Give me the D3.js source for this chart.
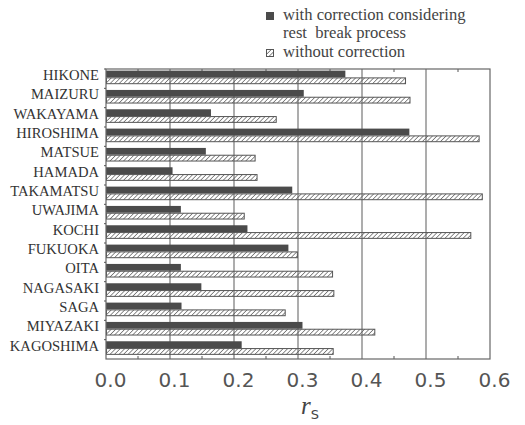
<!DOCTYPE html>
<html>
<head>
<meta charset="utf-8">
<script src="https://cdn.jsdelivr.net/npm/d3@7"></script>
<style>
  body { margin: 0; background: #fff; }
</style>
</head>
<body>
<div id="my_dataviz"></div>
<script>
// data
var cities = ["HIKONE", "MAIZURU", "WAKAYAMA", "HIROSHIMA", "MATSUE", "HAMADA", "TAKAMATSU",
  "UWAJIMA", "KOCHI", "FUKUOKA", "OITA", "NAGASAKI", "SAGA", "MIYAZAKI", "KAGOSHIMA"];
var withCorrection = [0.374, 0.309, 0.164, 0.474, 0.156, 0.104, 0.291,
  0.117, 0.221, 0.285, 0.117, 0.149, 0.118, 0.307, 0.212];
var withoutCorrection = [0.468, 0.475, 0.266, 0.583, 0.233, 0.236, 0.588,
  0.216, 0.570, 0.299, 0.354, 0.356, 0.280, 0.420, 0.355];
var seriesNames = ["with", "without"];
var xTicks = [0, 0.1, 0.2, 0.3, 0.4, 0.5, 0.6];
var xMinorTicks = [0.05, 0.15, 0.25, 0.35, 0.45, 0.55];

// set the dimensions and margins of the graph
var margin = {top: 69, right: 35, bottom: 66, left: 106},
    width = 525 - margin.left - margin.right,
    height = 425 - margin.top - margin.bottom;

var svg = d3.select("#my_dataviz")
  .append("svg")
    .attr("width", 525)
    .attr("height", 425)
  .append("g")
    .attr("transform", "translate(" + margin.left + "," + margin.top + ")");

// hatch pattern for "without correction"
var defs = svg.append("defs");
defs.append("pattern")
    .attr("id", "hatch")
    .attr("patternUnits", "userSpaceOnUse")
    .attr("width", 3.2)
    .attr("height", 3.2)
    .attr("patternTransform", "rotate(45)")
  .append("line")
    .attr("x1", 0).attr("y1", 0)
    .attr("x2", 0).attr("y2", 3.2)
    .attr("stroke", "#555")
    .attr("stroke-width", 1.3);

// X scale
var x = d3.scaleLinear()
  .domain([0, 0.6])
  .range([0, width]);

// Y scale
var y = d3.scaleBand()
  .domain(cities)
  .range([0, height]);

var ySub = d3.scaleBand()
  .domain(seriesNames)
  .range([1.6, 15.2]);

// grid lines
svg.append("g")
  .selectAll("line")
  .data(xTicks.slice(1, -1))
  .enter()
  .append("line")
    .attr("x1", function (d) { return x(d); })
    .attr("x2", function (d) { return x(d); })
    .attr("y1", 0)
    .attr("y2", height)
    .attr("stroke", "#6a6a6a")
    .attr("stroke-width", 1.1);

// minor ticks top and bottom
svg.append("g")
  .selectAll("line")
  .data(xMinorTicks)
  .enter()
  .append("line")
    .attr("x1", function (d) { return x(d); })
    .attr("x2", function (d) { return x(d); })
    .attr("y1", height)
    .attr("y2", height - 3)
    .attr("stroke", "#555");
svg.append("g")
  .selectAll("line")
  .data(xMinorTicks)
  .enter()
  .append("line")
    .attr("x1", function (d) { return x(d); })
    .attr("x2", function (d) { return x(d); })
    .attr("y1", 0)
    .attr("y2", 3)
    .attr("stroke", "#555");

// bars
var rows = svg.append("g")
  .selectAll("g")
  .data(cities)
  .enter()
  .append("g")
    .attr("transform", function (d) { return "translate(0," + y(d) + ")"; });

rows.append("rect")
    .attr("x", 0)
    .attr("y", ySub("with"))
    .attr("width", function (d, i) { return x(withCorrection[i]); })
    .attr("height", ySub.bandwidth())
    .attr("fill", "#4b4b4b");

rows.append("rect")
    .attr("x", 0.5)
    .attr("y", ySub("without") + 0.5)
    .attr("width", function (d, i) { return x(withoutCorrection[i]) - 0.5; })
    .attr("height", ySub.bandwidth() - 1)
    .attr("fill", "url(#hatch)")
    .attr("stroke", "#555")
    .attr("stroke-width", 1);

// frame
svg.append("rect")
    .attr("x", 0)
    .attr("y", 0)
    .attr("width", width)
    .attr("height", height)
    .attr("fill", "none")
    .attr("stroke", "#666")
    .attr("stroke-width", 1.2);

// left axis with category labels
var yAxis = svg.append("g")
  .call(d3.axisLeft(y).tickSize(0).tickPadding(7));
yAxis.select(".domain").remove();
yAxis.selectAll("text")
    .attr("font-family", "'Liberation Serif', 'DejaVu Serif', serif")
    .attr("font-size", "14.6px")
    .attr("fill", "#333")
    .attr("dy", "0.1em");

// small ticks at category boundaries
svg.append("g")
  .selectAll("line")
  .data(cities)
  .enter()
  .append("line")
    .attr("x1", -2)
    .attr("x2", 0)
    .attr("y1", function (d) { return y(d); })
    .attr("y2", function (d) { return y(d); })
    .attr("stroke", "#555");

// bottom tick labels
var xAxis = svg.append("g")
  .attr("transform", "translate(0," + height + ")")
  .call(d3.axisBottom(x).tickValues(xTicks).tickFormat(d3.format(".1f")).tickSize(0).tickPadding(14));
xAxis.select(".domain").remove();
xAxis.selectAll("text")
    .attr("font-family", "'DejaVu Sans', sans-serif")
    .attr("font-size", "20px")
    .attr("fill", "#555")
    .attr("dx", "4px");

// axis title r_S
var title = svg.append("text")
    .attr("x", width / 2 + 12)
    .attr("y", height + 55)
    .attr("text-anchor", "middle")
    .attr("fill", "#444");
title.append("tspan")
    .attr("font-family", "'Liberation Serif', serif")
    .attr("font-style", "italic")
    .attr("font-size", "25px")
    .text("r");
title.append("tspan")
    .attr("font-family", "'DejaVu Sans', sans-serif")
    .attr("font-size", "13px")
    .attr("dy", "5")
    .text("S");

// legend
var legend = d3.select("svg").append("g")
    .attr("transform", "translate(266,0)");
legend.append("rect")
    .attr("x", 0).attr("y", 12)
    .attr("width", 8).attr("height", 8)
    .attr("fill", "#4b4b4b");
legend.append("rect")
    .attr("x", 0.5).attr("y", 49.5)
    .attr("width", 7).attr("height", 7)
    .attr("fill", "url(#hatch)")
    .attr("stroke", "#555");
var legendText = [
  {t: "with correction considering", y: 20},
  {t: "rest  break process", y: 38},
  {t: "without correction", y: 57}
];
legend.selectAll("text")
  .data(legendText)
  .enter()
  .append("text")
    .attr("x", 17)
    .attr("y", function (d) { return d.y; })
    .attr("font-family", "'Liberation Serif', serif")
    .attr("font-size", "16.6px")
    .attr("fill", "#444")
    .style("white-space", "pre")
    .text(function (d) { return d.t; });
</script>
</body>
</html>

=== Stated problem ===
Make an exact reproduction of the listing above, without any pictures.

=== Solution for this problem ===
Give me the D3.js source for this chart.
<!DOCTYPE html>
<html>
<head>
<meta charset="utf-8">
<script src="https://cdn.jsdelivr.net/npm/d3@7"></script>
<style>
  body { margin: 0; background: #fff; }
</style>
</head>
<body>
<div id="my_dataviz"></div>
<script>
// data
var cities = ["HIKONE", "MAIZURU", "WAKAYAMA", "HIROSHIMA", "MATSUE", "HAMADA", "TAKAMATSU",
  "UWAJIMA", "KOCHI", "FUKUOKA", "OITA", "NAGASAKI", "SAGA", "MIYAZAKI", "KAGOSHIMA"];
var withCorrection = [0.374, 0.309, 0.164, 0.474, 0.156, 0.104, 0.291,
  0.117, 0.221, 0.285, 0.117, 0.149, 0.118, 0.307, 0.212];
var withoutCorrection = [0.468, 0.475, 0.266, 0.583, 0.233, 0.236, 0.588,
  0.216, 0.570, 0.299, 0.354, 0.356, 0.280, 0.420, 0.355];
var seriesNames = ["with", "without"];
var xTicks = [0, 0.1, 0.2, 0.3, 0.4, 0.5, 0.6];
var xMinorTicks = [0.05, 0.15, 0.25, 0.35, 0.45, 0.55];

// set the dimensions and margins of the graph
var margin = {top: 69, right: 35, bottom: 66, left: 106},
    width = 525 - margin.left - margin.right,
    height = 425 - margin.top - margin.bottom;

var svg = d3.select("#my_dataviz")
  .append("svg")
    .attr("width", 525)
    .attr("height", 425)
  .append("g")
    .attr("transform", "translate(" + margin.left + "," + margin.top + ")");

// hatch pattern for "without correction"
var defs = svg.append("defs");
defs.append("pattern")
    .attr("id", "hatch")
    .attr("patternUnits", "userSpaceOnUse")
    .attr("width", 3.2)
    .attr("height", 3.2)
    .attr("patternTransform", "rotate(45)")
  .append("line")
    .attr("x1", 0).attr("y1", 0)
    .attr("x2", 0).attr("y2", 3.2)
    .attr("stroke", "#555")
    .attr("stroke-width", 1.3);

// X scale
var x = d3.scaleLinear()
  .domain([0, 0.6])
  .range([0, width]);

// Y scale
var y = d3.scaleBand()
  .domain(cities)
  .range([0, height]);

var ySub = d3.scaleBand()
  .domain(seriesNames)
  .range([1.6, 15.2]);

// grid lines
svg.append("g")
  .selectAll("line")
  .data(xTicks.slice(1, -1))
  .enter()
  .append("line")
    .attr("x1", function (d) { return x(d); })
    .attr("x2", function (d) { return x(d); })
    .attr("y1", 0)
    .attr("y2", height)
    .attr("stroke", "#6a6a6a")
    .attr("stroke-width", 1.1);

// minor ticks top and bottom
svg.append("g")
  .selectAll("line")
  .data(xMinorTicks)
  .enter()
  .append("line")
    .attr("x1", function (d) { return x(d); })
    .attr("x2", function (d) { return x(d); })
    .attr("y1", height)
    .attr("y2", height - 3)
    .attr("stroke", "#555");
svg.append("g")
  .selectAll("line")
  .data(xMinorTicks)
  .enter()
  .append("line")
    .attr("x1", function (d) { return x(d); })
    .attr("x2", function (d) { return x(d); })
    .attr("y1", 0)
    .attr("y2", 3)
    .attr("stroke", "#555");

// bars
var rows = svg.append("g")
  .selectAll("g")
  .data(cities)
  .enter()
  .append("g")
    .attr("transform", function (d) { return "translate(0," + y(d) + ")"; });

rows.append("rect")
    .attr("x", 0)
    .attr("y", ySub("with"))
    .attr("width", function (d, i) { return x(withCorrection[i]); })
    .attr("height", ySub.bandwidth())
    .attr("fill", "#4b4b4b");

rows.append("rect")
    .attr("x", 0.5)
    .attr("y", ySub("without") + 0.5)
    .attr("width", function (d, i) { return x(withoutCorrection[i]) - 0.5; })
    .attr("height", ySub.bandwidth() - 1)
    .attr("fill", "url(#hatch)")
    .attr("stroke", "#555")
    .attr("stroke-width", 1);

// frame
svg.append("rect")
    .attr("x", 0)
    .attr("y", 0)
    .attr("width", width)
    .attr("height", height)
    .attr("fill", "none")
    .attr("stroke", "#666")
    .attr("stroke-width", 1.2);

// left axis with category labels
var yAxis = svg.append("g")
  .call(d3.axisLeft(y).tickSize(0).tickPadding(7));
yAxis.select(".domain").remove();
yAxis.selectAll("text")
    .attr("font-family", "'Liberation Serif', 'DejaVu Serif', serif")
    .attr("font-size", "14.6px")
    .attr("fill", "#333")
    .attr("dy", "0.1em");

// small ticks at category boundaries
svg.append("g")
  .selectAll("line")
  .data(cities)
  .enter()
  .append("line")
    .attr("x1", -2)
    .attr("x2", 0)
    .attr("y1", function (d) { return y(d); })
    .attr("y2", function (d) { return y(d); })
    .attr("stroke", "#555");

// bottom tick labels
var xAxis = svg.append("g")
  .attr("transform", "translate(0," + height + ")")
  .call(d3.axisBottom(x).tickValues(xTicks).tickFormat(d3.format(".1f")).tickSize(0).tickPadding(14));
xAxis.select(".domain").remove();
xAxis.selectAll("text")
    .attr("font-family", "'DejaVu Sans', sans-serif")
    .attr("font-size", "20px")
    .attr("fill", "#555")
    .attr("dx", "4px");

// axis title r_S
var title = svg.append("text")
    .attr("x", width / 2 + 12)
    .attr("y", height + 55)
    .attr("text-anchor", "middle")
    .attr("fill", "#444");
title.append("tspan")
    .attr("font-family", "'Liberation Serif', serif")
    .attr("font-style", "italic")
    .attr("font-size", "25px")
    .text("r");
title.append("tspan")
    .attr("font-family", "'DejaVu Sans', sans-serif")
    .attr("font-size", "13px")
    .attr("dy", "5")
    .text("S");

// legend
var legend = d3.select("svg").append("g")
    .attr("transform", "translate(266,0)");
legend.append("rect")
    .attr("x", 0).attr("y", 12)
    .attr("width", 8).attr("height", 8)
    .attr("fill", "#4b4b4b");
legend.append("rect")
    .attr("x", 0.5).attr("y", 49.5)
    .attr("width", 7).attr("height", 7)
    .attr("fill", "url(#hatch)")
    .attr("stroke", "#555");
var legendText = [
  {t: "with correction considering", y: 20},
  {t: "rest  break process", y: 38},
  {t: "without correction", y: 57}
];
legend.selectAll("text")
  .data(legendText)
  .enter()
  .append("text")
    .attr("x", 17)
    .attr("y", function (d) { return d.y; })
    .attr("font-family", "'Liberation Serif', serif")
    .attr("font-size", "16.6px")
    .attr("fill", "#444")
    .style("white-space", "pre")
    .text(function (d) { return d.t; });
</script>
</body>
</html>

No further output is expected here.